Antipasti Salad
  • ¼ medium Red Onion, minced (#340065)
  •  ½ medium Fennel Bulb, trimmed and cored
  • 1 (15 oz) can Chickpeas, rinsed and drained
  • 4 jarred Roasted Sweet Red Peppers, chopped (#360170)
  • 1 (6 oz) jar marinated Artichoke Hearts, rinsed, drained and quartered if whole (#361000)
  • 2 cups Baby Arugula
  • 1 cup fresh flat-leaf Parsley Leaves
  • ¼ cup Kalamata Olives, pitted – about 2 oz (#330191)
  • ½ to 1 cup freshly shaved Parmigiano-Reggiano (#190255)
  1. For the salad: To mellow the minced onion, soak it in cold water for 10 minutes, then drain well, pat dry and put in a serving bowl.
  2. Use your choice of dressing, but we suggest a smooth, slightly thick dressing.

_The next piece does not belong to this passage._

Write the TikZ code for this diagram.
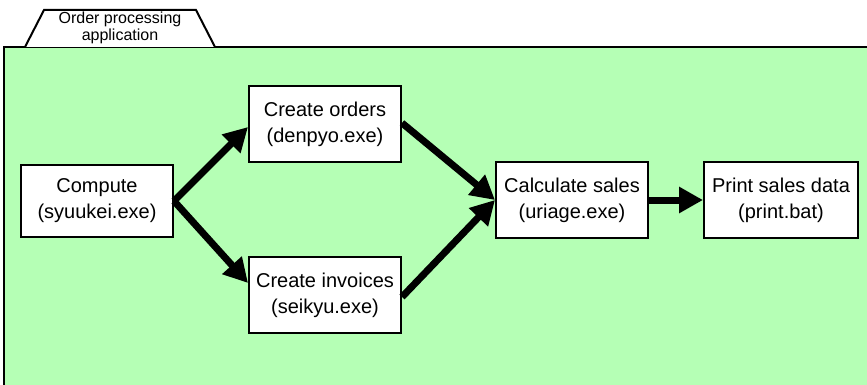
\documentclass[tikz,border=0pt]{standalone}
\usepackage{fontspec}
\setmainfont{Liberation Sans}
\usetikzlibrary{arrows.meta}
\definecolor{appgreen}{RGB}{181,255,181}
\begin{document}
\begin{tikzpicture}[x=0.5pt,y=-0.5pt,
	box/.style={draw,line width=1pt,fill=white,minimum width=76pt,minimum height=38pt,inner sep=0pt,align=center,font=\fontsize{10}{13}\selectfont},
	flow/.style={line width=3.5pt,-{Triangle[length=12pt,width=12.5pt]}}]
			\useasboundingbox (0,0) rectangle (867,385);
			% Application area
			\fill[appgreen] (4,47) rectangle (867,385);
			\draw[line width=1pt] (4,385) -- (4,47) -- (867,47);
			\draw[line width=1pt,fill=white] (25,47) -- (44,10) -- (196,10) -- (215,47);
			\node[align=center,inner sep=0pt,font=\fontsize{8}{7}\selectfont] (tab) at (120,28) {Order processing\\application};
			% Programs
			\node[box,minimum height=36pt] (compute) at (97,201) {Compute\\(syuukei.exe)};
			\node[box] (orders) at (325,124) {Create orders\\(denpyo.exe)};
			\node[box] (invoices) at (325,295) {Create invoices\\(seikyu.exe)};
			\node[box] (sales) at (572,200) {Calculate sales\\(uriage.exe)};
			\node[box,minimum width=77pt] (print) at (781,200) {Print sales data\\(print.bat)};
			% Flow
			\draw[flow] (compute.east) -- ([yshift=-1.5pt]orders.west);
			\draw[flow] (compute.east) -- ([yshift=6pt]invoices.west);
			\draw[flow] ([yshift=0.5pt]orders.east) -- (sales.west);
			\draw[flow] ([yshift=-1pt]invoices.east) -- (sales.west);
			\draw[flow] (sales) -- (print);
\end{tikzpicture}
\end{document}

  3. using a handheld mandoline or a knife, cut the fennel lengthwise into long, thin slices.  Add to the onion and toss with the chickpeas, peppers, artichoke hearts, arugula, parsley, and dressing.  Scatter the olives and shave the Parmigiono-Reggiano over the top.
  4. Shopsmart: Baby arugula has smaller, more tender leaves and a slightly less peppery and assertive flavor than “grown-up” arugula.
  5. Know-How: Parmigiano-Reggiano shavings are a simple way to add texture, taste and eye appeal to salads.  To make them, hold the cheese firmly in one hand and run a vegetable peeler firmly across the longest edge of the cheese to peel off long, thin strips.